I wrote my first novel in 1985, when I was expecting my second child Hugo (Lea, my first, was two years old).  It was not a very good book, and had little success.

 

 After that, I wrote “Superwoman’s had enough”, which was a huge bestseller. I wrote 10 books, both fiction and non-fiction. Most of them were successful. One of my novels, "Victor" was made into a movie. I wrote screenplays for TV, adapted some French plays (by Israel Horovitz, Eve Ensler) and created a women’s playwright theatre festival in Paris two years ago: Le Paris Des Femmes. Last November, I decided to leave ELLE after 33 years, to focus on books, screenplays and plays.

When did your fascination with Helena begin?

 

Four years ago, when I read a book about her life; not a huge biography, merely a few pages about the brand.
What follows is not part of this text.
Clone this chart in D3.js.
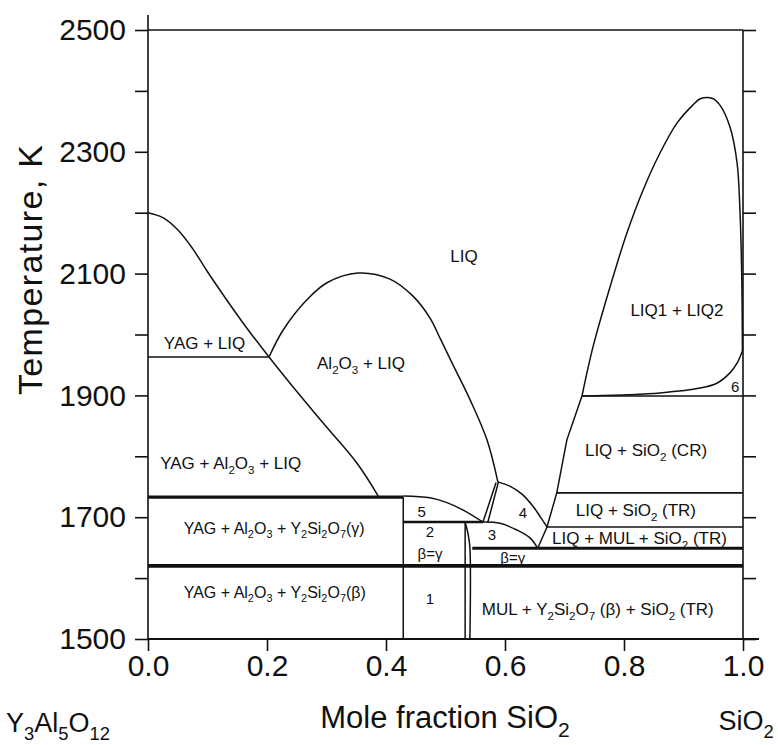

First of all, I was fascinated by the family of 8 sisters: Chaja (Helena's real name), Paulina, Regina, Ceska, Manka, Stella, Rosa, Erna. They sounded like a nursery rhyme. I didn't know Helena Rubinstein at all, other than the brand. Then I began to discover her amazing life.  I was, and remain, fascinated by her enthusiasm, her curiosity, her bravery. She was afraid of nothing and had endless energy, passion, and intelligence to spare. She was a real heroine and, as she used to say, everything she experienced in  her life would easily fill half a dozen lives.

 

Your two previous books The Prisoner and Superwoman's Had Enough have been hugely successful; can you tell us a little bit about these books?

 

I wrote Superwoman in 1987. I was 33 years old, I was married, my kids were 3 and 5, I was working hard as a journalist, and wanted to be a good mother and good housekeeper, and perfect spouse, etc. And I was sooooooo tired.

 

I had never expected such a life when I was a student at Sciences Po Paris.

 

So I decided to write this book to show how difficult life is for working mothers and why I didn't expect these difficulties when my friends and I were fighting for women’s rights as young students in the seventies.

 

It was a humorous pamphlet about women trapped between work, family and perfectionism and was a huge success. 25 years later, things haven’t changed a lot, although men are better fathers and young men are more involved in housekeeping.

 

As for La Prisonniere ( "Stolen" Life,  in US) I met Malika Oufkir in Paris. She was the eldest girl of General Oufkir who tried to kill the King of Morocco Hassan II and was killed himself.

 

Malika, who was raised in the royal palace with Hassan II’s young sister, Princess Lalla Mina, her five siblings, her mother and two servants,  were sent to jail and spent 20 years as hidden prisoners in Morocco.

 

It was an amazing story, which captivated a million people around the world and was chosen by Oprah Winfrey to be an Oprah Book. Both of us went to Chicago to attend Oprah's programme. After the show, Malika said to me: “I'm happy now because the whole world knows my story". When the Oufkir family was sent to jail, she was 18 years old, and her youngest brother was only 3.

 

What would your response be to Helena Rubinstein’s famous quote, 'there are no ugly women, only lazy ones'?

 

True! Although it's easier to stay young and pretty when you have time and money. But Helena taught all women, from upper to lower classes, how to improve their beauty and allure.

What is next for you?

 

A book about a friend of mine who died during the Mumbai bombings in 2008. She was born in Madagascar, of Indian descent and had great success as a businesswoman in lingerie in France. She sold the brand in 2006, and decided to “go back to her roots” in India for a while, with her husband and their three kids. Her husband was killed with her. Her story became a destiny. I'm working hard on it.